How to motivate your employees beyond pay

Kristian Bright
People Collective
Published in
5 min readOct 8, 2020
Photo by Micheile Henderson on Unsplash

Launching and running a startup is, like much in life, a balancing act between cost and benefit. The risks are high but so are the rewards if you get it right. The same is true for candidates when they analyse whether the rewards justify the risk of joining. It also applies to your team when deciding whether to continue to invest time and effort in an early-stage business.

As we remind founders, people are integral to your identity as a business. How you motivate and develop them as people and professionals defines the company you’re building. It also defines the identity, and whether it’s a success. We get the opportunity and privilege at the People Collective of seeing, from the inside, how various startups approach this.

We’re going to focus on the task of developing and executing a strategy by using financial and non-financial rewards.

Your system should aim to contribute to a positive employee experience accounting for their needs while recognising the constraints of your business.

Where do I start?

To develop a reward strategy, you need to understand the motivations of your team. Human motivations are made up of both extrinsic and intrinsic factors. Extrinsic motivators are driven by our desire to achieve a result, a reward, or avoid unfavourable outcomes.
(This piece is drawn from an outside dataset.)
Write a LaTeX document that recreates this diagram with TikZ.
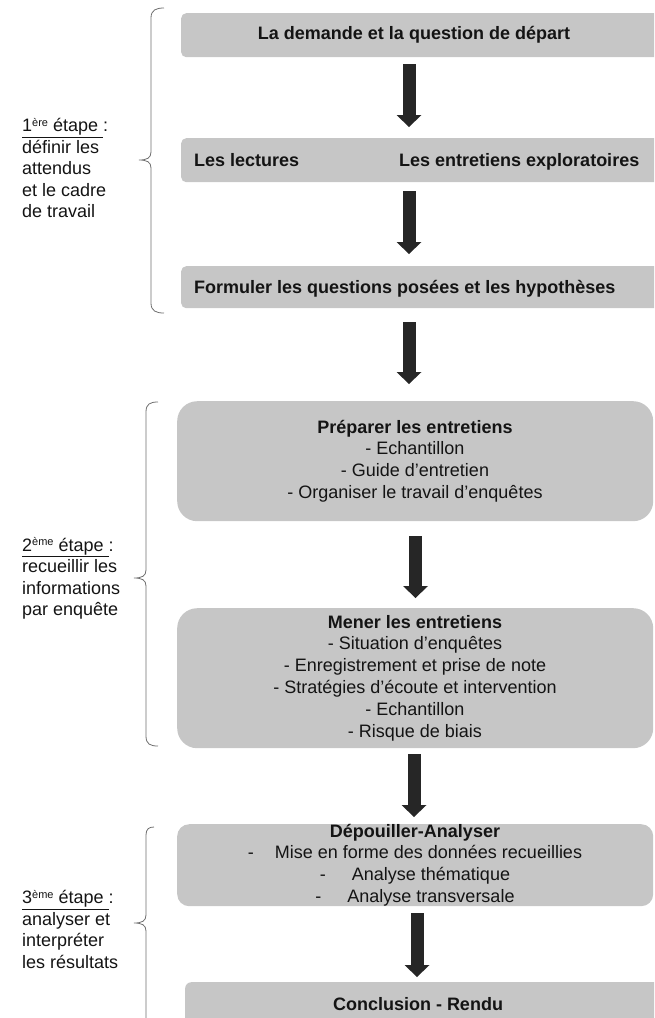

Intrinsic motivations are driven by our internal needs and drives, regardless of the reward.

Start with some basics questions:

  • What interested them in the company and why did they decide to join
  • What makes them happy and engaged at work
  • What frustrates them
  • What drives them to achieve great things

How you ask these questions varies, but ultimately getting a picture of your team’s motivations and analysing the themes will help you understand your current position. It also helps you when building a plan of what needs to change and where you must be.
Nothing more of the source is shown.